A Global History of Crime and Punishment
Mitchel P. Roth
Reaktion 342pp £20
This accessible and well-written synthesis offers grim details of punishments prescribed for various 'crimes' across the globe over more than 2,000 years. What did the laws of the ancient world have in common with those of today? Rather a lot, it seems, for selected activities have always been legally defined as criminal acts punishable by sanction, including execution, mutilation, banishment, fines and imprisonment.
The book's nine chapters are divided into numerous subsections and follow a chronological structure. Three key themes are stressed: the relative status of victim and perpetrator typically determines the outcomes of cases and the punishments imposed; as societies develop, physical punishments tend to be discarded in favour of financial compensation and incarceration; where execution is used, the search for more humane methods has been constant.
Many of the remarkable similarities identified result from common legal traditions, especially Roman civil law, English common law and Islamic or sharia law, blended with customary practices. Crimes evolved or were abandoned as societies changed. As the nation state emerged, rebellion and treason attracted ever more severe penalties, while penal servitude grew in importance: someone had to row the galleys and provide the labour that sustained growing empires.
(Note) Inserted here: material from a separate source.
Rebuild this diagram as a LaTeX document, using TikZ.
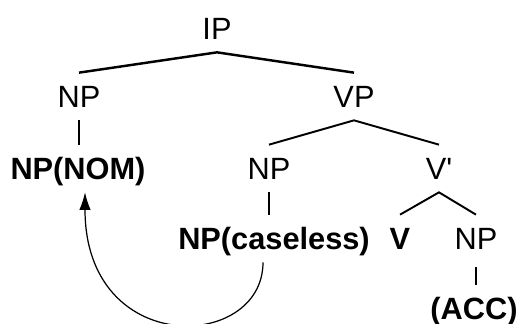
\documentclass[tikz,border=0pt]{standalone}
\usepackage{fontspec}
\setmainfont{Liberation Sans}
\usetikzlibrary{arrows.meta}

\begin{document}
\begin{tikzpicture}[x=0.02cm,y=-0.02cm]
                \tikzset{Cat/.style={inner sep=0pt, anchor=base, text height=0.7cm, text depth=0.24cm, font=\fontsize{17.5}{20}\selectfont}}
                \tikzset{Word/.style={Cat, font=\fontsize{17.5}{20}\selectfont\bfseries}}

                \useasboundingbox (0,0) rectangle (521,324);

                \node[Cat](IP) at (217,40) {IP};
                \node[Cat](NP1) at (79,108) {NP};
                \node[Word](NOM) at (78,180) {NP(NOM)};
                \node[Cat](VP) at (354,108) {VP};
                \node[Cat](NP2) at (269,180) {NP};
                \node[Word](CL) at (274,250) {NP(caseless)};
                \node[Cat](VB) at (439,180) {V\textquotesingle};
                \node[Word](V) at (400,250) {V};
                \node[Cat](NP3) at (476,250) {NP};
                \node[Word](ACC) at (474,320) {(ACC)};

                % branches
                \draw[line width=1.4pt] (NP1.north) -- (IP.south) -- (VP.north);
                \draw[line width=1.1pt] (NP2.north) -- (VP.south) -- (VB.north);
                \draw[line width=1.1pt] (V.north) -- (VB.south) -- (NP3.north);

                % unary links
                \draw[line width=0.8pt, shorten <=0.1cm]
                    (NP1.south) -- (NP1.south |- NOM.north)
                    (NP2.south) -- (NP2.south |- CL.north)
                    (NP3.south) -- (NP3.south |- ACC.north)
                ;

                \draw[-{Latex[length=10pt,width=6.5pt]}, line width=0.7pt]
                    ([xshift=-0.22cm]CL.south) .. controls +(0,89) and +(0,166) .. ([xshift=0.14cm]NOM.south)
                ;
            \end{tikzpicture}
\end{document}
In an unintended consequence of state centralisation, regional gangs used expanding road networks to rob and pillage. The aims and motives of criminals have not changed, only the opportunities open to them. Today globalisation defines the criminal frontier, but prohibition laws and financial cunning continue to spawn new forms of crime.
Exceptionally, one chapter is devoted to a single offence, serial murder. Some well-known stories (Gilles de Rais, Elizabeth Báthory) are recounted, together with a reflection on the usefulness of werewolf and vampire tales as a means to investigate its past incidence. The author is on firmer ground in the final two chapters, which bring the study up to the present day. The impact of colonialism, modern execution protocols, burgeoning prison populations, women's rights and the re-emergence of crimes and punishments once thought consigned to history (witchcraft, shaming) are among the topics handled with sensitivity. Swaziland's 1998 search for a new 'hangperson' elicits a flash of (gallows) humour, but generally this is sobering stuff.
If criticism is warranted, it is that Roth focuses too much on the grisly mechanisms of punishment at the expense of deeper consideration of some important issues. The distinction between torture and punishment is not sufficiently explained, nor the competing purposes of punishment: retribution, incapacitation, deterrence, restitution, rehabilitation. Legal processes remain opaque. It is perhaps unsurprising that in a work of such wide chronological and geographical scope, a few inaccuracies, some abrupt transitions and a considerable amount of repetition have crept in. However, there is much to learn from this book, which rightly concludes that the global history of crime and punishment remains a work in progress.
Katherine D Watson is Senior Lecturer in the History of Medicine at Oxford Brookes, and author of Forensic Medicine in Western Society: A History (Routledge, 2011).